**Material:**
'''

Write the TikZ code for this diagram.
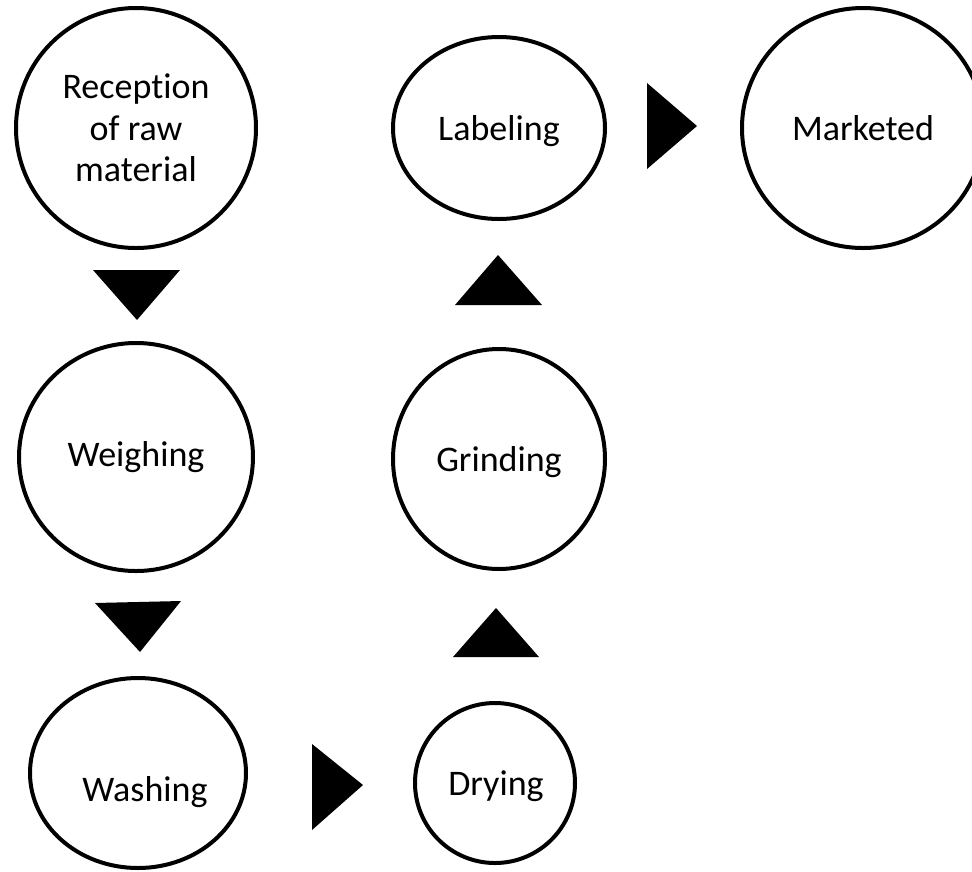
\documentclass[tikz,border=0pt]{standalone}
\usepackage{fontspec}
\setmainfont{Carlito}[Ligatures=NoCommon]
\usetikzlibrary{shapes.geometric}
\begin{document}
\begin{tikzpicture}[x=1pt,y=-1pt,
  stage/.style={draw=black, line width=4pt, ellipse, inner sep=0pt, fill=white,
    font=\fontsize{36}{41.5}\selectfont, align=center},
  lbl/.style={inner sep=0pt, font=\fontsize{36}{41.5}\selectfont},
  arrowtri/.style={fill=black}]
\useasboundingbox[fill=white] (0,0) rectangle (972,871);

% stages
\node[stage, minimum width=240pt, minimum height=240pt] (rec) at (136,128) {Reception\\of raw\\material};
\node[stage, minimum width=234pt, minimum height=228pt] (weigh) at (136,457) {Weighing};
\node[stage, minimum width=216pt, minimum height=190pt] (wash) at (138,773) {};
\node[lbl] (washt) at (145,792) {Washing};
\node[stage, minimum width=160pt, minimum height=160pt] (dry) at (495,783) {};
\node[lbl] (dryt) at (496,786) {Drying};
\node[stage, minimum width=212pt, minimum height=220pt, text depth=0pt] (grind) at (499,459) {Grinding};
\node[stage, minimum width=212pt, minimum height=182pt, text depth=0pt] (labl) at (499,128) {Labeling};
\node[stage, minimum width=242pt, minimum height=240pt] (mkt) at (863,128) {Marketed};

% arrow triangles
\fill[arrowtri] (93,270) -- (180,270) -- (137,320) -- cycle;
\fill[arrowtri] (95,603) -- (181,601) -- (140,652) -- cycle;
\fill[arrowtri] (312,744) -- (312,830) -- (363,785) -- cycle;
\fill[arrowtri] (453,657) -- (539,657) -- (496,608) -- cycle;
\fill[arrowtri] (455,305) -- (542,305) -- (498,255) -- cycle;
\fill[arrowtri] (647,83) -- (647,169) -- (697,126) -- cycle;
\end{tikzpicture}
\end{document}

'''
'''

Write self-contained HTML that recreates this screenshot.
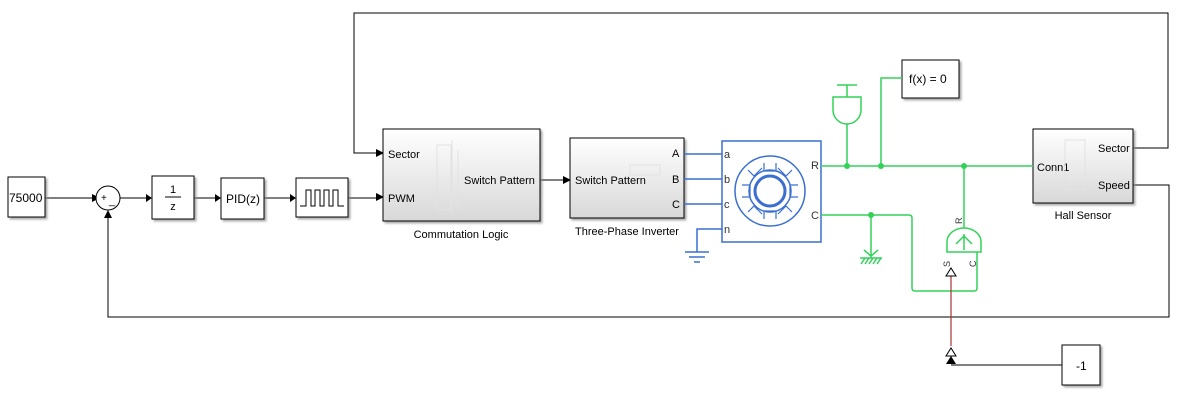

'''

**To be done:**
Output exactly the lines from the one containing "Write the TikZ code for this diagram." through the one containing "(0,0) rectangle (972,871);", both included, and nothing else; leave out any pictures.

**Result for this exercise:**
Write the TikZ code for this diagram.
\documentclass[tikz,border=0pt]{standalone}
\usepackage{fontspec}
\setmainfont{Carlito}[Ligatures=NoCommon]
\usetikzlibrary{shapes.geometric}
\begin{document}
\begin{tikzpicture}[x=1pt,y=-1pt,
  stage/.style={draw=black, line width=4pt, ellipse, inner sep=0pt, fill=white,
    font=\fontsize{36}{41.5}\selectfont, align=center},
  lbl/.style={inner sep=0pt, font=\fontsize{36}{41.5}\selectfont},
  arrowtri/.style={fill=black}]
\useasboundingbox[fill=white] (0,0) rectangle (972,871);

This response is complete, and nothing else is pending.